The International Space Station has been continuously occupied since 2000. Because Soyuz capsules ferry only three astronauts at a time and have a limited space warranty, arrivals and departures occur roughly every three months.
Keeping the Station permanently crewed requires careful planning. A few times a year three astronauts leave as a new trio arrives. Crew rotations are called ‘Expeditions’. ESA astronaut Thomas Pesquet was part of Expeditions 50 and 51 and shared his Proxima mission and time on the Station with eight other astronauts.
Soyuz commander: Oleg Novitsky
Russian cosmonaut Oleg Novitsky returnied to space for a second time. Born in 1971 in Belarus, Oleg joined the Russian cosmonaut corps in 2006. His first flight was on Soyuz TMA-06M when he was also commander of the vehicle. Oleg has a background as a pilot in the Russian air force reaching the rank of Lieutenant Colonel before retiring from service.
Oleg was Soyuz commander for the flight to the International Space Station and back, with Thomas acting as second in command.
Flight engineer: Peggy Whitson
NASA astronaut Peggy Whitson had spent over a year on the International Space Station in two six-month Expeditions. She was part of Expedition 5 in 2002 on a Space Shuttle to the Station and returned to the Station in 2007 on a Soyuz. Both Expeditions were notable for being a busy period of assembly. Peggy installed the truss ‘backbone’ of the Space Station on her first mission and even did a spacewalk with the Russian Orlan spacesuit. On her second mission she completed five spacewalks to add the Harmony node, ESA’s Columbus laboratory, the Japanese Kibo laboratory and Canada’s robotic arm Dextre.
A biochemist by education, Peggy has a PhD and many awards as well as two patents to her name. Peggy took over command of the Space Station for a second time during the Proxima mission as Expedition 51 commander.

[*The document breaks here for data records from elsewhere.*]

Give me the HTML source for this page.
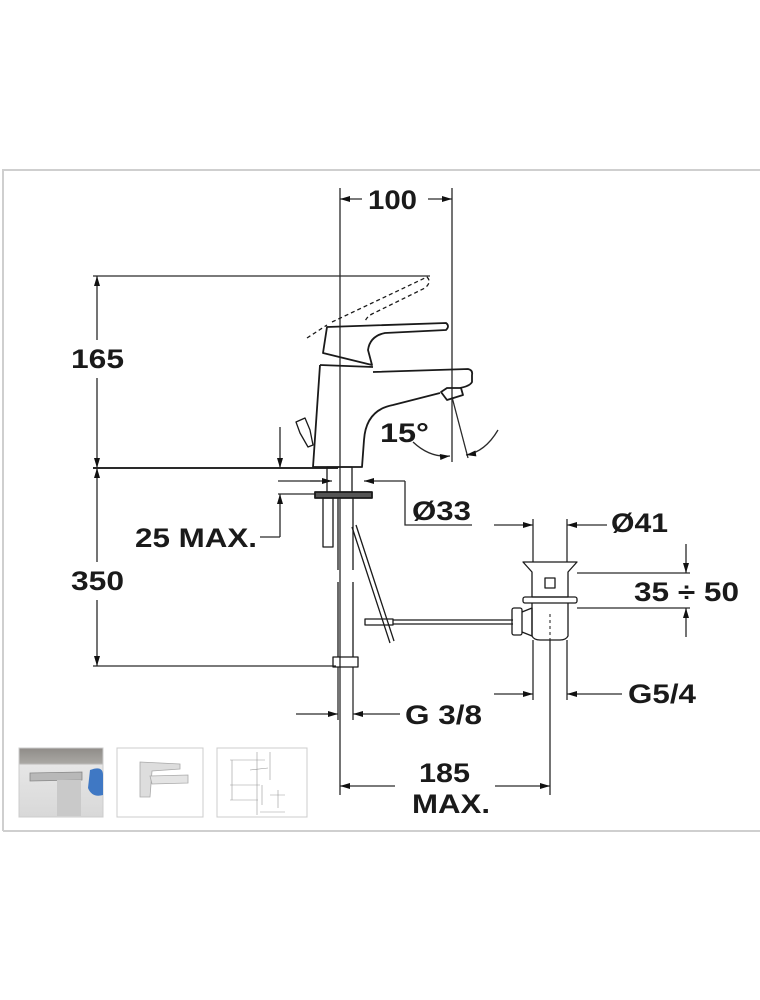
<!DOCTYPE html>
<html><head><meta charset="utf-8"><style>
html,body{margin:0;padding:0;background:#fff;}
svg{display:block}
text{font-family:"Liberation Sans",Arial,sans-serif;font-weight:bold;fill:#1a1a1a}
</style></head><body>
<svg width="760" height="1000" viewBox="0 0 760 1000" xmlns="http://www.w3.org/2000/svg">
<defs>
<marker id="a" viewBox="0 0 10 6" refX="10" refY="3" markerWidth="11" markerHeight="6" orient="auto-start-reverse" markerUnits="userSpaceOnUse"><path d="M0,0L10,3L0,6z" fill="#111"/></marker>
</defs>
<path d="M3,831 L3,170 L760,170" fill="none" stroke="#cfcfcf" stroke-width="2"/>
<path d="M3,831 L760,831" stroke="#cfcfcf" stroke-width="2"/>

<g stroke="#2a2a2a" stroke-width="1.3" fill="none">
<line x1="340" y1="188" x2="340" y2="795"/>
<line x1="452" y1="188" x2="452" y2="462"/>
<line x1="340" y1="199" x2="362" y2="199" marker-start="url(#a)"/>
<line x1="428" y1="199" x2="452" y2="199" marker-end="url(#a)"/>
<line x1="93" y1="276" x2="430" y2="276"/>
<line x1="93" y1="468" x2="338" y2="468" stroke-width="2"/>
<line x1="93" y1="666" x2="336" y2="666"/>
<line x1="97" y1="276" x2="97" y2="340" marker-start="url(#a)"/>
<line x1="97" y1="378" x2="97" y2="468" marker-end="url(#a)"/>
<line x1="97" y1="468" x2="97" y2="562" marker-start="url(#a)"/>
<line x1="97" y1="600" x2="97" y2="666" marker-end="url(#a)"/>
<line x1="280" y1="427" x2="280" y2="468" marker-end="url(#a)"/>
<line x1="280" y1="494" x2="280" y2="537" marker-start="url(#a)"/>
<line x1="260" y1="537" x2="280" y2="537"/>
<line x1="278" y1="481" x2="320" y2="481"/>
<line x1="278" y1="494" x2="316" y2="494"/>
<line x1="310" y1="481" x2="332" y2="481" marker-end="url(#a)"/>
<line x1="364" y1="481" x2="405" y2="481" marker-start="url(#a)"/>
<polyline points="405,481 405,525 472,525"/>
<line x1="494" y1="525" x2="533" y2="525" marker-end="url(#a)"/>
<line x1="567" y1="525" x2="607" y2="525" marker-start="url(#a)"/>
<line x1="533" y1="519" x2="533" y2="562"/>
<line x1="567" y1="519" x2="567" y2="562"/>
<line x1="533" y1="640" x2="533" y2="700"/>
<line x1="567" y1="640" x2="567" y2="700"/>
<line x1="577" y1="573" x2="690" y2="573"/>
<line x1="577" y1="608" x2="690" y2="608"/>
<line x1="686" y1="544" x2="686" y2="573" marker-end="url(#a)"/>
<line x1="686" y1="608" x2="686" y2="637" marker-start="url(#a)"/>
<line x1="494" y1="694" x2="533" y2="694" marker-end="url(#a)"/>
<line x1="567" y1="694" x2="622" y2="694" marker-start="url(#a)"/>
<line x1="296" y1="714" x2="338" y2="714" marker-end="url(#a)"/>
<line x1="353" y1="714" x2="400" y2="714" marker-start="url(#a)"/>
<line x1="338" y1="667" x2="338" y2="720"/>
<line x1="353" y1="667" x2="353" y2="720"/>
<line x1="550" y1="640" x2="550" y2="795"/>
<line x1="340" y1="786" x2="395" y2="786" marker-start="url(#a)"/>
<line x1="495" y1="786" x2="550" y2="786" marker-end="url(#a)"/>
<line x1="452" y1="397" x2="468" y2="458"/>
<path d="M413,442 Q430,458 450,456" marker-end="url(#a)"/>
<path d="M498,430 Q485,452 466,455" marker-end="url(#a)"/>
</g>

<g stroke="#1a1a1a" stroke-width="1.8" fill="none" stroke-linejoin="round">
<path d="M320,365 L313,467 L362,467 L364,440 Q366,410 393,405 Q420,398 440,393"/>
<path d="M373,372 L468,369 Q473,370 472,375 L472,382 Q470,386 460,388"/>
<path d="M441,392 L447,388 L461,388 L463,395 L447,400 Z"/>
<path d="M320,365 L373,367"/>
<path d="M327,327 L446,323 Q450,326 446,330 L385,333 Q370,336 368,350 L372,365 L323,353 Z"/>
<path d="M307,338 L327,325 M332,322 L427,277 Q432,282 425,288 L372,314 Q365,318 365,323" stroke-dasharray="4,3" stroke-width="1.3"/>
<path d="M296,422 L305,418 L310,430 L313,445 L308,447 L300,433 Z" stroke-width="1.3"/>
<rect x="327" y="467" width="25" height="26" stroke-width="1.3"/>
<rect x="315" y="492" width="57" height="6" fill="#555"/>
<rect x="323" y="498" width="10" height="49" stroke-width="1.3"/>
<path d="M338,498 L338,570 M353,498 L353,570 M338,582 L338,657 M353,582 L353,657" stroke-width="1.3"/>
<rect x="333" y="657" width="25" height="10" stroke-width="1.3"/>
<path d="M352,527 L390,643 M356,525 L394,641" stroke-width="1.3"/>
<rect x="365" y="619" width="28" height="6" stroke-width="1.3"/>
<path d="M393,620 L513,620 M393,624 L513,624" stroke-width="1.3"/>
<rect x="512" y="608" width="10" height="27" rx="2" stroke-width="1.3"/>
<path d="M522,612 L532,608 L532,636 L522,632" stroke-width="1.3"/>
<path d="M523,562 L577,562 L568,572 L568,597 L532,597 L532,572 Z" stroke-width="1.3"/>
<rect x="545" y="578" width="10" height="10" stroke-width="1.3"/>
<rect x="523" y="597" width="54" height="6" rx="2" stroke-width="1.3"/>
<path d="M532,603 L532,636 Q534,640 540,640 L560,640 Q566,640 568,636 L568,603" stroke-width="1.3"/>
<line x1="550" y1="614" x2="550" y2="640" stroke-dasharray="3,3" stroke-width="1"/>
</g>

<g font-size="27">
<rect x="70" y="344" width="56" height="28" fill="#fff"/>
<text x="71" y="368" textLength="53" lengthAdjust="spacingAndGlyphs">165</text>
<rect x="70" y="566" width="56" height="28" fill="#fff"/>
<text x="71" y="590" textLength="53" lengthAdjust="spacingAndGlyphs">350</text>
<text x="368" y="209" textLength="49" lengthAdjust="spacingAndGlyphs">100</text>
<text x="135" y="547" textLength="122" lengthAdjust="spacingAndGlyphs">25 MAX.</text>
<text x="412" y="520" textLength="59" lengthAdjust="spacingAndGlyphs">Ø33</text>
<text x="611" y="532" textLength="57" lengthAdjust="spacingAndGlyphs">Ø41</text>
<text x="634" y="601" textLength="105" lengthAdjust="spacingAndGlyphs">35 ÷ 50</text>
<text x="628" y="703" textLength="68" lengthAdjust="spacingAndGlyphs">G5/4</text>
<text x="405" y="724" textLength="77" lengthAdjust="spacingAndGlyphs">G 3/8</text>
<text x="419" y="782" textLength="51" lengthAdjust="spacingAndGlyphs">185</text>
<text x="412" y="813" textLength="78" lengthAdjust="spacingAndGlyphs">MAX.</text>
<text x="380" y="442" textLength="49" lengthAdjust="spacingAndGlyphs">15°</text>
</g>

<defs>
<linearGradient id="g1" x1="0" y1="0" x2="0" y2="1"><stop offset="0" stop-color="#8f8c88"/><stop offset="0.22" stop-color="#a9a7a3"/><stop offset="0.25" stop-color="#e6e6e6"/><stop offset="1" stop-color="#d8d8d8"/></linearGradient>
</defs>
<rect x="19" y="748" width="84" height="69" fill="url(#g1)" stroke="#ccc"/>
<path d="M30,773 L82,772 L82,780 L30,781 Z" fill="#b8b8b8" stroke="#888" stroke-width="0.8"/>
<rect x="57" y="780" width="24" height="36" fill="#c9c9c9"/>
<path d="M90,770 Q103,765 103,775 L103,795 Q92,798 88,788 Z" fill="#3f78c4"/>
<rect x="117" y="748" width="86" height="69" fill="#fff" stroke="#ccc"/>
<path d="M140,762 L180,764 L180,769 L152,771 L150,797 L140,797 Z" fill="#ddd" stroke="#aaa" stroke-width="0.8"/>
<path d="M150,776 L188,775 L188,783 L152,784 Z" fill="#e4e4e4" stroke="#aaa" stroke-width="0.8"/>
<rect x="217" y="748" width="90" height="69" fill="#fff" stroke="#ccc"/>
<g stroke="#999" stroke-width="0.6" fill="none">
<path d="M230,760 L265,760 M232,760 L232,800 M230,785 L260,785 M230,800 L258,800 M257,752 L257,815 M270,752 L270,780 M250,770 L268,768 M262,785 L262,805 M270,795 L285,795 M278,790 L278,808 M260,812 L285,812"/>
</g>
</svg>
</body></html>
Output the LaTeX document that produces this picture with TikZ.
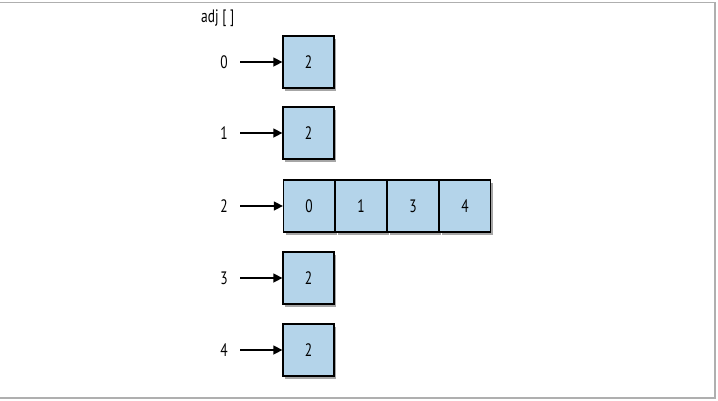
\documentclass[tikz,border=0pt]{standalone}
\usepackage{fontspec}
\setmainfont{PT Sans}
\usetikzlibrary{shadows,arrows.meta}
\definecolor{cellblue}{RGB}{180,212,234}
\definecolor{framegray}{RGB}{175,175,175}
\newcommand\cond[1]{\scalebox{0.75}[1]{#1}}
\tikzset{
  cell/.style={draw=black, line width=1.3pt, fill=cellblue, minimum width=51pt, minimum height=52pt, inner sep=0pt,
    font=\fontsize{18}{18}\selectfont,
    drop shadow={shadow xshift=2pt, shadow yshift=-2.5pt, opacity=0.35, fill=black}},
  lab/.style={font=\fontsize{18}{18}\selectfont, inner sep=0pt},
  ptr/.style={-{Triangle[length=9pt,width=9pt]}, line width=1.5pt},
}
\begin{document}
\begin{tikzpicture}[x=1pt,y=-1pt]
\useasboundingbox (0,0) rectangle (718,400);
\draw[framegray, line width=1.5pt] (0,2.5) -- (715,2.5) -- (715,398) -- (0,398);
\node[lab, anchor=west] (adj) at (201,18) {\cond{adj [ ]}};
% row 0
\node[cell] (c0) at (308.5,62) {\cond{2}};
\node[lab] (l0) at (224,62) {\cond{0}};
\coordinate (s0) at (240,62);
\draw[ptr] (s0) -- (c0.west);
% row 1
\node[cell] (c1) at (308.5,133) {\cond{2}};
\node[lab] (l1) at (224,133) {\cond{1}};
\coordinate (s1) at (240,133);
\draw[ptr] (s1) -- (c1.west);
% row 2
\node[cell] (c20) at (309,206) {\cond{0}};
\node[cell] (c21) at (361,206) {\cond{1}};
\node[cell] (c22) at (413,206) {\cond{3}};
\node[cell] (c23) at (465,206) {\cond{4}};
\node[lab] (l2) at (224,206) {\cond{2}};
\coordinate (s2) at (240,206);
\draw[ptr] (s2) -- (c20.west);
% row 3
\node[cell] (c3) at (308.5,278) {\cond{2}};
\node[lab] (l3) at (224,278) {\cond{3}};
\coordinate (s3) at (240,278);
\draw[ptr] (s3) -- (c3.west);
% row 4
\node[cell] (c4) at (308.5,350) {\cond{2}};
\node[lab] (l4) at (224,350) {\cond{4}};
\coordinate (s4) at (240,350);
\draw[ptr] (s4) -- (c4.west);
\end{tikzpicture}
\end{document}
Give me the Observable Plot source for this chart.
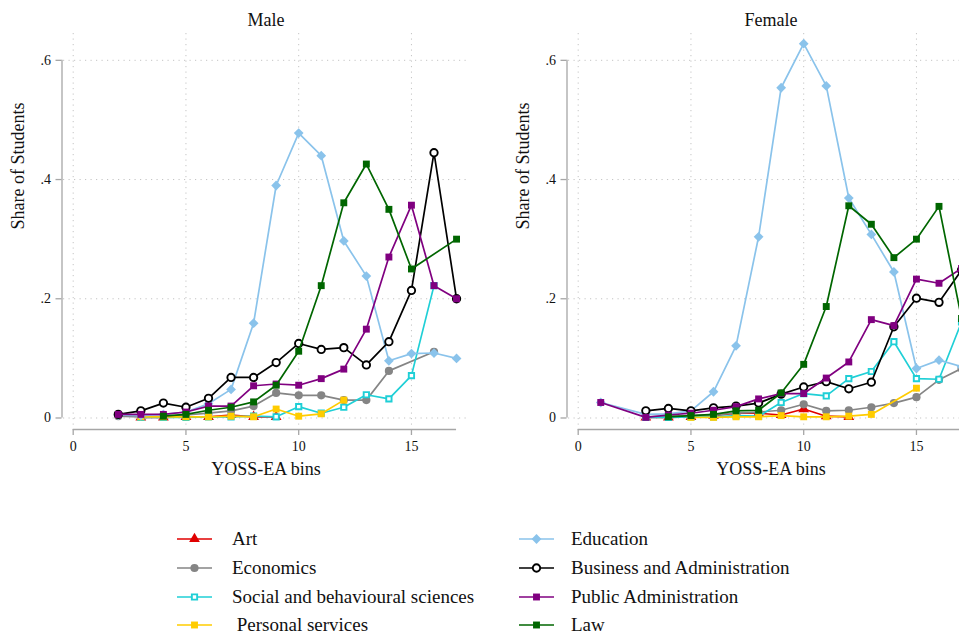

Peggy returned home in September 2017 on the Soyuz from an extended 288-day mission to the Space Station. During her stay, she set a new record for the most cumulative time in space by an American astronaut with 665 days.
Already on the Station
NASA astronaut Shane Kimbrough was an aviator in the US army before becoming an astronaut in 2004. His first spaceflight started 14 November 2008 on Space Shuttle Endeavour, returning to Earth 30 November. The mission lasted only 16 days but he conducted two spacewalks that lasted over 12 hours in total. Shane was born in Texas in 1967.
Andrei Borisenko was selected as cosmonaut in 2003 after a career in spacecraft flight control and dynamics working on the Russian Mir space station as well as working as flight director at Moscow mission control for both Mir and the International Space Station.
Andrei’s first spaceflight was aboard Soyuz TMA-21 in 2011 to join Expedition 27 with ESA astronaut Paolo Nespoli amongst others. Andrei took over command of the Space Station for Expedition 28.
Born in 1974, Sergei Ryzhikov was commander of the Soyuz MS-02 spacecraft that took Expedition 49 to the International Space Station. Another lieutenant colonel from the Russian air force Sergei was selected as cosmonaut in 2006.
Alexander Misurkin was a major in the Russian air force before he was selected in 2006 to become a cosmonaut. Among his duties and accomplishments, he is a first-class instructor-pilot and has logged 1600 hours of flight time in jet-trainer aircraft for the Russian air force.
His first spaceflight was in 2012 as part of Expeditions 35 and 36 on Soyuz TMA-08M – one of the first astronaut flights to reach the International Space Station just six hours after launch. During his mission he conducted three spacewalks.
The cosmonaut completed his second spaceflight in February 2018 as part of Expeditions 53 and 54.
Alexander has undergone extreme survival training courses, both in the desert and at sea. In his spare time, the cosmonaut enjoys alpine skiing and karting.
Joe Acaba logged a total of 306 days in space and conducted three spacewalks over three missions. In 2009, Acaba flew on the Space Shuttle Discovery to the International Space Station to deliver the final pair of power-generating solar array wings and a truss element.
During his second mission the first commercial resupply spacecraft, SpaceX Dragon, arrived at the station. The NASA astronaut completed his third spaceflight in February 2018 as part of Expeditions 53 and 54.
Mark Vande Hei
This was NASA astronaut Mark Vande Hei’s first spaceflight. He served as a flight engineer for Expeditions 53 and 54 on the International Space Station.
Mark has a background in physics and engineering, was in the US army before working at NASA as a Capcom at mission control in 2006. In 2009 he was selected as an astronaut – the same year as ESA astronaut Thomas Pesquet. Mark finished his astronaut training in 2011.
Mark and Thomas are both aquanauts having spent eight days living in an underwater habitat as part of NASA’s underwater simulated space missions NEEMO.